== Task inputs ==

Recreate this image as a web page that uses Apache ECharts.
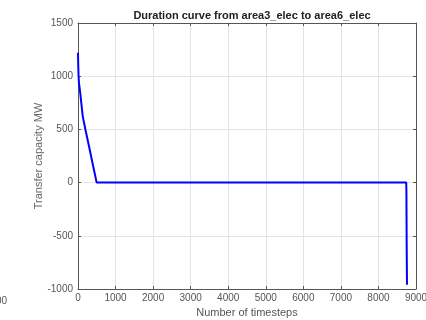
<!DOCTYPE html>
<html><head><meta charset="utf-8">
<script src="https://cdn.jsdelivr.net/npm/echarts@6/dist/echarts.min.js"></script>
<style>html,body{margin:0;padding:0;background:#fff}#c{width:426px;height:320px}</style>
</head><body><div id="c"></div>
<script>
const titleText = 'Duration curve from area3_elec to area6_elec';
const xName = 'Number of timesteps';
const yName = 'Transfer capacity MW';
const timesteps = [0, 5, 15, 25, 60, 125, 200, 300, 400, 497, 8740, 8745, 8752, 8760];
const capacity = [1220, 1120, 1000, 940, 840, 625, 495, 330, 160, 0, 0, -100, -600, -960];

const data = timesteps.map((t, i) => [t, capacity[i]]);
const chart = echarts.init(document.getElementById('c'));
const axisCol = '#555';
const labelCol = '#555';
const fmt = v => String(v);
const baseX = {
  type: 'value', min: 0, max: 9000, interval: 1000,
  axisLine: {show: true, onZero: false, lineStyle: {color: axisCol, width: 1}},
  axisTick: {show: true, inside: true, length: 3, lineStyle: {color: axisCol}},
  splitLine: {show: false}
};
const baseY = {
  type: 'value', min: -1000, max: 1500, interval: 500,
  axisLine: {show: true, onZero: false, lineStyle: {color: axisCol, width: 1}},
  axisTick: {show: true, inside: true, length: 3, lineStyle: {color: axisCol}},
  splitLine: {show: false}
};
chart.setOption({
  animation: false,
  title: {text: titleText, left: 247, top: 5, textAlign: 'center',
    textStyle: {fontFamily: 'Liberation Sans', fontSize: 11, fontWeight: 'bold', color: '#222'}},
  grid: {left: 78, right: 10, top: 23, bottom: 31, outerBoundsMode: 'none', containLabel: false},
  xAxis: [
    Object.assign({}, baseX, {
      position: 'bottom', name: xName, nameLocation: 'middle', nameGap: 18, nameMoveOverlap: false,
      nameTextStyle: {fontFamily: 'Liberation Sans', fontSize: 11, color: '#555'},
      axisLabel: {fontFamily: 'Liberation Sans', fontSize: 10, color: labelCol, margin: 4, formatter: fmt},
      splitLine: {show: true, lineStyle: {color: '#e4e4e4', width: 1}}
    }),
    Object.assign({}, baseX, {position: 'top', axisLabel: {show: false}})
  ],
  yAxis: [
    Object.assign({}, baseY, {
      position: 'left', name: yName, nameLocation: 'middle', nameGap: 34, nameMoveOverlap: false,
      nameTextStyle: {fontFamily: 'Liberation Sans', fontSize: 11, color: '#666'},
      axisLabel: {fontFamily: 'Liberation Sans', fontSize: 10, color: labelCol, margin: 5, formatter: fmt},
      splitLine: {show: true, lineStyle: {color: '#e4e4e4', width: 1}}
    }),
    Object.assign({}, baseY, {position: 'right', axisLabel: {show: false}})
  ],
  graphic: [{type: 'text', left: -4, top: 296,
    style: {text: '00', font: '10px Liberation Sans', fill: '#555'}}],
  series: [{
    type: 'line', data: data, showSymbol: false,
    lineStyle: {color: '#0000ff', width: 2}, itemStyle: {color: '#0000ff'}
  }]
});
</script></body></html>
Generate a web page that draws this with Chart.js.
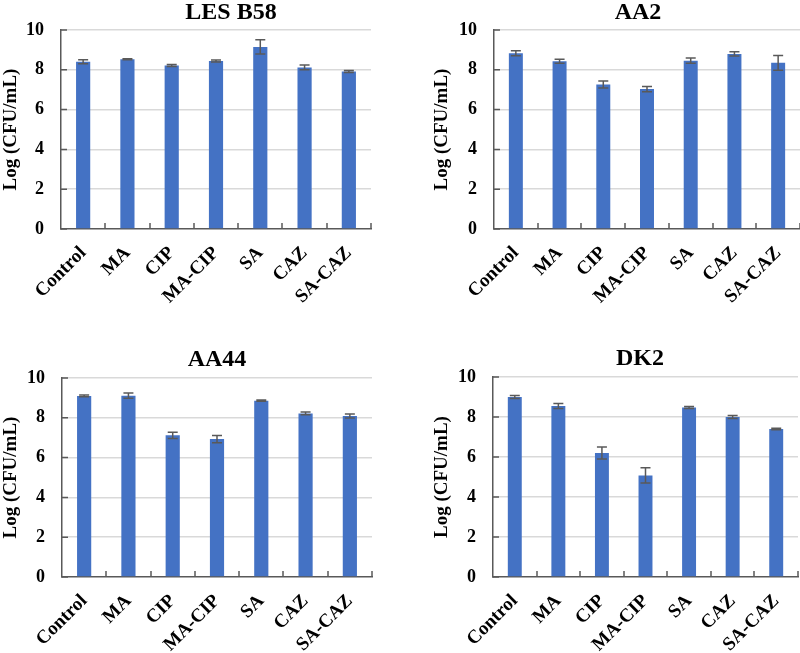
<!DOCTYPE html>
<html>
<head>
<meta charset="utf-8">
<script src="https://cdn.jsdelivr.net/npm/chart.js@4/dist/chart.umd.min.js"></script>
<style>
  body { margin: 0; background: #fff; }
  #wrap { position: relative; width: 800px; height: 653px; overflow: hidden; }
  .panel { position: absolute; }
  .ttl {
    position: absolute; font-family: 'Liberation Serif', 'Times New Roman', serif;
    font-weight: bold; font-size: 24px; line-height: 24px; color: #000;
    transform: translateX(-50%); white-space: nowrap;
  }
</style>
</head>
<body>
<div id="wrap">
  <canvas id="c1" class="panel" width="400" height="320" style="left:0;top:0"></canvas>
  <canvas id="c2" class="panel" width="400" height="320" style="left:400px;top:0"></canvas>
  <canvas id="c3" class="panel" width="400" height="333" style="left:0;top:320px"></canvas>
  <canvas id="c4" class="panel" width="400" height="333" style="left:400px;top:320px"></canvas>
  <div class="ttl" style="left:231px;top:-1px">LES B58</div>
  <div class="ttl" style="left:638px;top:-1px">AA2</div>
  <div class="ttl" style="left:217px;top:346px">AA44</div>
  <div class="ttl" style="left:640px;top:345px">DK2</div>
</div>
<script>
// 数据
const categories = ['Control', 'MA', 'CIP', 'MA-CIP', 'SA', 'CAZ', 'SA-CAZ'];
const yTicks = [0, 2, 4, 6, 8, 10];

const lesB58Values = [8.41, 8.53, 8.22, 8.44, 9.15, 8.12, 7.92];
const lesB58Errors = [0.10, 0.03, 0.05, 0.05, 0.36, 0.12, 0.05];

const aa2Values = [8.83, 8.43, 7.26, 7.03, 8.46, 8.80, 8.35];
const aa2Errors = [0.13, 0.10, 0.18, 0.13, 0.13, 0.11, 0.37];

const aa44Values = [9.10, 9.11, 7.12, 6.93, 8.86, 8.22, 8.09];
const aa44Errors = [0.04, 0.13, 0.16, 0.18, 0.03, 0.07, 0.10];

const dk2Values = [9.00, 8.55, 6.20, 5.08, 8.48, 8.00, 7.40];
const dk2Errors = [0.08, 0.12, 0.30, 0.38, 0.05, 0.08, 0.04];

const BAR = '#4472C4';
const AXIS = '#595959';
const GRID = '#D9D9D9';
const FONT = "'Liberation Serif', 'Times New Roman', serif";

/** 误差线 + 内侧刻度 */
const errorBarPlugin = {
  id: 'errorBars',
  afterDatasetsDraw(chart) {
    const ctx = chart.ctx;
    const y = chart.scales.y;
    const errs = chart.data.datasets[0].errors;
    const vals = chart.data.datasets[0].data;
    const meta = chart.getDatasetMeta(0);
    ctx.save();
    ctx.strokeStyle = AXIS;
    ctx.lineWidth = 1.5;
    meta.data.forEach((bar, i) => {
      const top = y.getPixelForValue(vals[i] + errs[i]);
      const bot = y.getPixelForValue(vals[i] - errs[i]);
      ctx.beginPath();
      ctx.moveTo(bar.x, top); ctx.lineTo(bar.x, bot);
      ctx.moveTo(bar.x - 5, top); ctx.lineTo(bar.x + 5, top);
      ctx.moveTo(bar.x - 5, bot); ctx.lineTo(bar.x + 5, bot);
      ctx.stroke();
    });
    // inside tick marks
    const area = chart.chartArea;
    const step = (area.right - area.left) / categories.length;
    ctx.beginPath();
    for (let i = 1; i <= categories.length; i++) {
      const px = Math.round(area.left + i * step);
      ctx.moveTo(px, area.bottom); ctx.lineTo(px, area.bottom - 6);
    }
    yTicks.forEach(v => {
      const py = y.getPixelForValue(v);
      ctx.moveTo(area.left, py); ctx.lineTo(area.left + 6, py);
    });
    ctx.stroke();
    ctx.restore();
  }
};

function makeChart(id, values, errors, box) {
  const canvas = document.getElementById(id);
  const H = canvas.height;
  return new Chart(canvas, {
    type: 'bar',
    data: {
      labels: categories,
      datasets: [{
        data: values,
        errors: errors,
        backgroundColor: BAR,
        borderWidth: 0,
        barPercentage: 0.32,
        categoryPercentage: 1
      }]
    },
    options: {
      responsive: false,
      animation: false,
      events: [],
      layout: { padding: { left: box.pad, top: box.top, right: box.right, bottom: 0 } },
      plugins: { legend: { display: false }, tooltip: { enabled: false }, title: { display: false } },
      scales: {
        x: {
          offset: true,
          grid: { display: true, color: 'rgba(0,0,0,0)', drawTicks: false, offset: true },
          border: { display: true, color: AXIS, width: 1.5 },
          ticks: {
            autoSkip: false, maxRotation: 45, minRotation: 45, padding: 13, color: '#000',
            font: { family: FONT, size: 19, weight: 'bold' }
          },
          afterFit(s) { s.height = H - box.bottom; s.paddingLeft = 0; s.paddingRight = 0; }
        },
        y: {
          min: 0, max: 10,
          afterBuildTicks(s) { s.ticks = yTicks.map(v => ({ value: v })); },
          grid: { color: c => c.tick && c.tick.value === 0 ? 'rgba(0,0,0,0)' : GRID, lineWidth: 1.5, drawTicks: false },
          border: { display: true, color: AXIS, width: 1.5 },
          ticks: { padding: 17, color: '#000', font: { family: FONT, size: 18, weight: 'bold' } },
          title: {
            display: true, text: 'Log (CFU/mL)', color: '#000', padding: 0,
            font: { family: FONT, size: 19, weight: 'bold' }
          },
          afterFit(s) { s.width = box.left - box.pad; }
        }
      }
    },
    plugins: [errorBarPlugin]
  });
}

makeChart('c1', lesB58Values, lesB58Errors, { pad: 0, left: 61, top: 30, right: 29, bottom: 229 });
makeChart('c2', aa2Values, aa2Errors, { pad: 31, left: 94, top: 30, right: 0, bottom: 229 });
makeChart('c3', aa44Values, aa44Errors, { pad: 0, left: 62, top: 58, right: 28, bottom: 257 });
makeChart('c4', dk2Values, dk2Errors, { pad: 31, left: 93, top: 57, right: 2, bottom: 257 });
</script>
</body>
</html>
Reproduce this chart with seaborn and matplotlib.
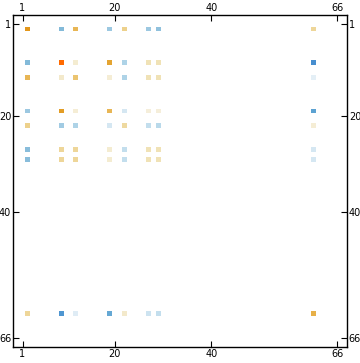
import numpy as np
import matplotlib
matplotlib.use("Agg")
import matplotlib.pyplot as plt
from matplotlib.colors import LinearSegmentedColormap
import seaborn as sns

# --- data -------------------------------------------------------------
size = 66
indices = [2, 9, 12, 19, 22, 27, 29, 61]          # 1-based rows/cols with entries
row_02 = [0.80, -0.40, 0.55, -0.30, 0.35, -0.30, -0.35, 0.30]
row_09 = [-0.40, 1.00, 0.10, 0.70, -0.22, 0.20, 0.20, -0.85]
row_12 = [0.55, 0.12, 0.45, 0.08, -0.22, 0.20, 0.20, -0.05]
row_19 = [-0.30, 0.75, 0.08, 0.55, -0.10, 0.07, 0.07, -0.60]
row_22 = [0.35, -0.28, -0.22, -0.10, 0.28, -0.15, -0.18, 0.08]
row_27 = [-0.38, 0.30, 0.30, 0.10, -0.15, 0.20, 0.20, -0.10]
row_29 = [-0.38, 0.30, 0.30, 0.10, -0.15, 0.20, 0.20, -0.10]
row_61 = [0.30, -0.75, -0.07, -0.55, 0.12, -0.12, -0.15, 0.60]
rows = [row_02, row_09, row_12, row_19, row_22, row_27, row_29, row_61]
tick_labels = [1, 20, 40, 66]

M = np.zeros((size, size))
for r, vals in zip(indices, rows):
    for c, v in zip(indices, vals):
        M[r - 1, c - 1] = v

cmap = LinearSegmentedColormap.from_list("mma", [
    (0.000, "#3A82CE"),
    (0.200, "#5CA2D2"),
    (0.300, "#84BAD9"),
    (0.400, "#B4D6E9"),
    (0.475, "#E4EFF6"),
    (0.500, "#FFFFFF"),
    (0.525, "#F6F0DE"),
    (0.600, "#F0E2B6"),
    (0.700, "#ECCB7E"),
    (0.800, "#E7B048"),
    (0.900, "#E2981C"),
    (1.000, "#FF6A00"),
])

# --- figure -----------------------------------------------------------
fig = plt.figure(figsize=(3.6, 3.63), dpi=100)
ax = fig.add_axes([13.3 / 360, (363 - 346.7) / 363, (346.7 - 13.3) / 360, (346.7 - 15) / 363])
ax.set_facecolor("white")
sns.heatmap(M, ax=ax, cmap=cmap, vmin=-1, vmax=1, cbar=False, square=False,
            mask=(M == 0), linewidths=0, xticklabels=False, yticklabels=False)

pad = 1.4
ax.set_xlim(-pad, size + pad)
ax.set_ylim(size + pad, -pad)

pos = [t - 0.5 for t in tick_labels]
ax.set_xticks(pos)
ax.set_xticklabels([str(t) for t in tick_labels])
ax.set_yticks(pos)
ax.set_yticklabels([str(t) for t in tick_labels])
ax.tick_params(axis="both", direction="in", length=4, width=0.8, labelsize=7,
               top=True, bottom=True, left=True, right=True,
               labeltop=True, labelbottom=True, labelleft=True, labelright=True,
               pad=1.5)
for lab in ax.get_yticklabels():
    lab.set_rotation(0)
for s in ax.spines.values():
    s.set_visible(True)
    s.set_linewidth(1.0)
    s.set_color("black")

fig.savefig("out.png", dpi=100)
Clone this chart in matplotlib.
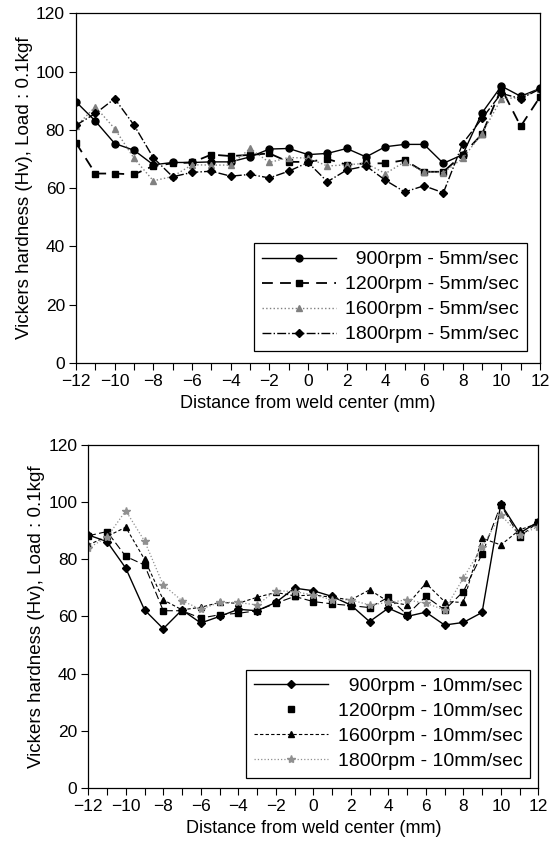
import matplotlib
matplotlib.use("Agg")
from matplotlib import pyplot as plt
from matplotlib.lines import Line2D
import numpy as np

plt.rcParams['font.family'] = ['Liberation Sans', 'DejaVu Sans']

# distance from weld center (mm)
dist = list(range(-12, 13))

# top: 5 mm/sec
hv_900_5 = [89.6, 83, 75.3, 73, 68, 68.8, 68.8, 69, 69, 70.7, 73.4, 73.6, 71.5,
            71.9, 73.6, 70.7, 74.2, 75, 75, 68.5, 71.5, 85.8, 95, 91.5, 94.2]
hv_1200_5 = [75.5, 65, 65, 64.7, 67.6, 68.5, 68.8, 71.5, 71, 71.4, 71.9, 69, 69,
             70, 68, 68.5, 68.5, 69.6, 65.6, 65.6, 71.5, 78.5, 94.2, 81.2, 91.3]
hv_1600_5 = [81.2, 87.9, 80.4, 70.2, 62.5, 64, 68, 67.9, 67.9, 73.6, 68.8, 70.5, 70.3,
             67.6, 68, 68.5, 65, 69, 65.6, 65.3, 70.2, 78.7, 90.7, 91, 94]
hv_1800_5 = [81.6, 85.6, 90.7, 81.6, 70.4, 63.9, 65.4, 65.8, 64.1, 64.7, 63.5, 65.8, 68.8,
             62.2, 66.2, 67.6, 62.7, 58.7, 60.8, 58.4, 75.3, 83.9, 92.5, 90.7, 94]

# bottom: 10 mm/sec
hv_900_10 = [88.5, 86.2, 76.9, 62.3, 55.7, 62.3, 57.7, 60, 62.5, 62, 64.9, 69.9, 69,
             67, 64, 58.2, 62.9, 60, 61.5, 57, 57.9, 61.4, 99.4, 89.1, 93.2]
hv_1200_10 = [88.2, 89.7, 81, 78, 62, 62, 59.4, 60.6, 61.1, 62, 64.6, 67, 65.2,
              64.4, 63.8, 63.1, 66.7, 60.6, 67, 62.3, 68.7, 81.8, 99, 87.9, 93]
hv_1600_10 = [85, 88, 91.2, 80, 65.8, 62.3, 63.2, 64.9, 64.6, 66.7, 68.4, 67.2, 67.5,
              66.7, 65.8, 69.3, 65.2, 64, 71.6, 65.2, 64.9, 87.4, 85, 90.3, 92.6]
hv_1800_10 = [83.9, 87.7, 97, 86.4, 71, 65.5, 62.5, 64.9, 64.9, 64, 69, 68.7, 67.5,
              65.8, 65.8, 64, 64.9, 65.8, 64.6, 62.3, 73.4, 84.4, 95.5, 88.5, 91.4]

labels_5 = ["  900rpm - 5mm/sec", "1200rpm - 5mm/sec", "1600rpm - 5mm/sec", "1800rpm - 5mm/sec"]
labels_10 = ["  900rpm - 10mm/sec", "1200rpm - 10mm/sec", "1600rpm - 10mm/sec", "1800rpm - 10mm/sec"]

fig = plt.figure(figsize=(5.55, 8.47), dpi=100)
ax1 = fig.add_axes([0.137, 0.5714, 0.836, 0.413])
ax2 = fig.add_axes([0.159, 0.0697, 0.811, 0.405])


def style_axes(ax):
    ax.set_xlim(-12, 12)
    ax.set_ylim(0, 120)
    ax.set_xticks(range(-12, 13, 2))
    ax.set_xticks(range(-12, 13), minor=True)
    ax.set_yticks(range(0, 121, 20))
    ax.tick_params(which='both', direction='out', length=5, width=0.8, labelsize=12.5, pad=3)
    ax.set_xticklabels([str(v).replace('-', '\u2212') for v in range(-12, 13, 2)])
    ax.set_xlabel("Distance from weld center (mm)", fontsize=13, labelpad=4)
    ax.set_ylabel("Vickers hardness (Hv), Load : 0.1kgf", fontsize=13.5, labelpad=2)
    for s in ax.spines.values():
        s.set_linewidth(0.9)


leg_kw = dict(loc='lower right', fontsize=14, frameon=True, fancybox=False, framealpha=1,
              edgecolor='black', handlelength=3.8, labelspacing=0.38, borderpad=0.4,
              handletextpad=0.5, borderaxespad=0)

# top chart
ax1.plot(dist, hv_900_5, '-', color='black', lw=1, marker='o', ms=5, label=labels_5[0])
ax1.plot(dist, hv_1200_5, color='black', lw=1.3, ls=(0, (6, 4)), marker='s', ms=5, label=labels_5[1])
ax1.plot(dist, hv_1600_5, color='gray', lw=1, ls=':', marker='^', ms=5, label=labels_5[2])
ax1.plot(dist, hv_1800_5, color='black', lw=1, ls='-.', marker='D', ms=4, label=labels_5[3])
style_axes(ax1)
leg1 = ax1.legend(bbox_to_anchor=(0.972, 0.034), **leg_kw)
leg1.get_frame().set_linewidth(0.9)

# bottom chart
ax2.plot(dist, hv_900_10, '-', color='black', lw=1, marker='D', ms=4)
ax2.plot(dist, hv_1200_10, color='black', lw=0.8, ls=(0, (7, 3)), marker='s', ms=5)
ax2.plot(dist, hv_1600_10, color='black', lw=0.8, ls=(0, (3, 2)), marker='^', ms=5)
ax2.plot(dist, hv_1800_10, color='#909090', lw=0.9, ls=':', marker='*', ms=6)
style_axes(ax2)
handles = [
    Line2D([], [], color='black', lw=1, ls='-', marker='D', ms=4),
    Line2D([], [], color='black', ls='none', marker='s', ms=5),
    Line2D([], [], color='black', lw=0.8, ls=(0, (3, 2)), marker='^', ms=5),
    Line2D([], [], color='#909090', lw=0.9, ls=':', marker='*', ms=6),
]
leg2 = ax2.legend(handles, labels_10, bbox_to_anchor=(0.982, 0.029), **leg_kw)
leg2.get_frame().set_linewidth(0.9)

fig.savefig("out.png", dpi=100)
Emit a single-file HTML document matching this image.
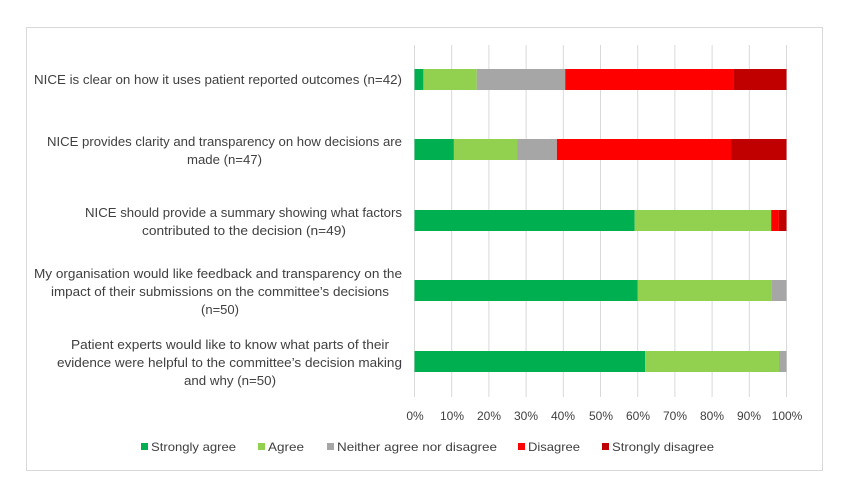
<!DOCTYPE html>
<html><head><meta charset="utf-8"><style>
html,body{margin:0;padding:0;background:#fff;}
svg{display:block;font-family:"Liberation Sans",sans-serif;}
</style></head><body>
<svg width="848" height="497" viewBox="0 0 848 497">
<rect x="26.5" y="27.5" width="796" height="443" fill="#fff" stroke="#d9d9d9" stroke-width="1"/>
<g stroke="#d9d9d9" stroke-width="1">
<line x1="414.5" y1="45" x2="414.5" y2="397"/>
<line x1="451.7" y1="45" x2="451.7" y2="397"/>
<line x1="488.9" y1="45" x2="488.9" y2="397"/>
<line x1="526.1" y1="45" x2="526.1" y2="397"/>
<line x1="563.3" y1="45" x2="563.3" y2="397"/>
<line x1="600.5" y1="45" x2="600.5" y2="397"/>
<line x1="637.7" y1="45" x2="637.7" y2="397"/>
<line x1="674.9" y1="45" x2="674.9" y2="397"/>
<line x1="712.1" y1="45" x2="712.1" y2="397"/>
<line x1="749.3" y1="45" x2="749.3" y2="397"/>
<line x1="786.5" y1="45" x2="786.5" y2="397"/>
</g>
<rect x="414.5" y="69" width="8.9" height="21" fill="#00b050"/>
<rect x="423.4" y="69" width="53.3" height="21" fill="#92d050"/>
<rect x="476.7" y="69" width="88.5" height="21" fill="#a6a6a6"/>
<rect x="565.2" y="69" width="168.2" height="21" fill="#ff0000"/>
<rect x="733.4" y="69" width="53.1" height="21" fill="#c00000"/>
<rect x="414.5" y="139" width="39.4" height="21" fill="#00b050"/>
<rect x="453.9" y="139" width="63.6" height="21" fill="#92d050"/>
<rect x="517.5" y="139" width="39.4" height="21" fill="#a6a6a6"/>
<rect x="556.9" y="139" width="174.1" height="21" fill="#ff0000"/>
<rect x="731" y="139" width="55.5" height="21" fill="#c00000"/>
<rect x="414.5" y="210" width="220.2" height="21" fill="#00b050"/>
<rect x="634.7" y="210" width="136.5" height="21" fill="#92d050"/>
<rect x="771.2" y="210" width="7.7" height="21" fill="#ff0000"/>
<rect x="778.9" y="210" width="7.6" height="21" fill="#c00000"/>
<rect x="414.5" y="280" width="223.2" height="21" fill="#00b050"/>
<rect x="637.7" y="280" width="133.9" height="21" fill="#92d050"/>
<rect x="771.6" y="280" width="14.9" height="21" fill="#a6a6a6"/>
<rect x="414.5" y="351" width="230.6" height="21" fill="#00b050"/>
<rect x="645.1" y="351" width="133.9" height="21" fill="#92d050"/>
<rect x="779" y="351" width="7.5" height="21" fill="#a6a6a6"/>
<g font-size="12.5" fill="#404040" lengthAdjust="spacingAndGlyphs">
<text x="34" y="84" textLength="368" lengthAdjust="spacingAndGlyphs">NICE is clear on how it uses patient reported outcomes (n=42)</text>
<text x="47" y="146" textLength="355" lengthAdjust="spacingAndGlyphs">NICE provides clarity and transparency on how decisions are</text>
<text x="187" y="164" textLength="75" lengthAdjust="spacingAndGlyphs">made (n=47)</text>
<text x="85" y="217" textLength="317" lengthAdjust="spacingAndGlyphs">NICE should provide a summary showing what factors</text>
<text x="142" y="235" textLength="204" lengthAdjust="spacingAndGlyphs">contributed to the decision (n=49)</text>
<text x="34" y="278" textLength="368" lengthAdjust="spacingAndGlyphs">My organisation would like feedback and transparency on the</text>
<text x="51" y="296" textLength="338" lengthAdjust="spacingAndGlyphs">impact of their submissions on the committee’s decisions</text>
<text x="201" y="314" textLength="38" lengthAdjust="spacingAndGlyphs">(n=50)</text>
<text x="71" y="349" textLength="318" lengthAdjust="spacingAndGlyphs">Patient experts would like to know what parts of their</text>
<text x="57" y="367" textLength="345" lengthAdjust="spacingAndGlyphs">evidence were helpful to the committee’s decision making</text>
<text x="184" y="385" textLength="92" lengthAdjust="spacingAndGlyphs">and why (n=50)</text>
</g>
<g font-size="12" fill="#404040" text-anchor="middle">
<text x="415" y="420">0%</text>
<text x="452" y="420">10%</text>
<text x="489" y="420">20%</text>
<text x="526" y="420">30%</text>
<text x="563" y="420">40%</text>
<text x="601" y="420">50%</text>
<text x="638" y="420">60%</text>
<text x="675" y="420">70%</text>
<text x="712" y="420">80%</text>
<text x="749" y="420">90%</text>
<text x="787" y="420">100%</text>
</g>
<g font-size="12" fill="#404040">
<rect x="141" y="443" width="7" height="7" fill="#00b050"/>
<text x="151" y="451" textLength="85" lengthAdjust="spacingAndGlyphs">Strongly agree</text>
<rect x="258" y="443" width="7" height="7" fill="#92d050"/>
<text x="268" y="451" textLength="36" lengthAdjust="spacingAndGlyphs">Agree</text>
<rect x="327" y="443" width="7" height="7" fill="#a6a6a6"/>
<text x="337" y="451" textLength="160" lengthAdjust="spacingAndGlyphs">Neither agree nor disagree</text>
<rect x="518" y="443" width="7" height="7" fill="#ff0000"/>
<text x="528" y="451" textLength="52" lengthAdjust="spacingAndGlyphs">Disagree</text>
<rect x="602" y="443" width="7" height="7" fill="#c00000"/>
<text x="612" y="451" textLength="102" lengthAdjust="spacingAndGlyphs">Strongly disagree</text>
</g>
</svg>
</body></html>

===

Task to complete => Take the lines from the one holding "Clone this chart in matplotlib." to the one holding "dist = list(range(-12, 13))", both lines included, and give them again exactly, with no pictures.

Finished exercise =>
Clone this chart in matplotlib.
import matplotlib
matplotlib.use("Agg")
from matplotlib import pyplot as plt
from matplotlib.lines import Line2D
import numpy as np

plt.rcParams['font.family'] = ['Liberation Sans', 'DejaVu Sans']

# distance from weld center (mm)
dist = list(range(-12, 13))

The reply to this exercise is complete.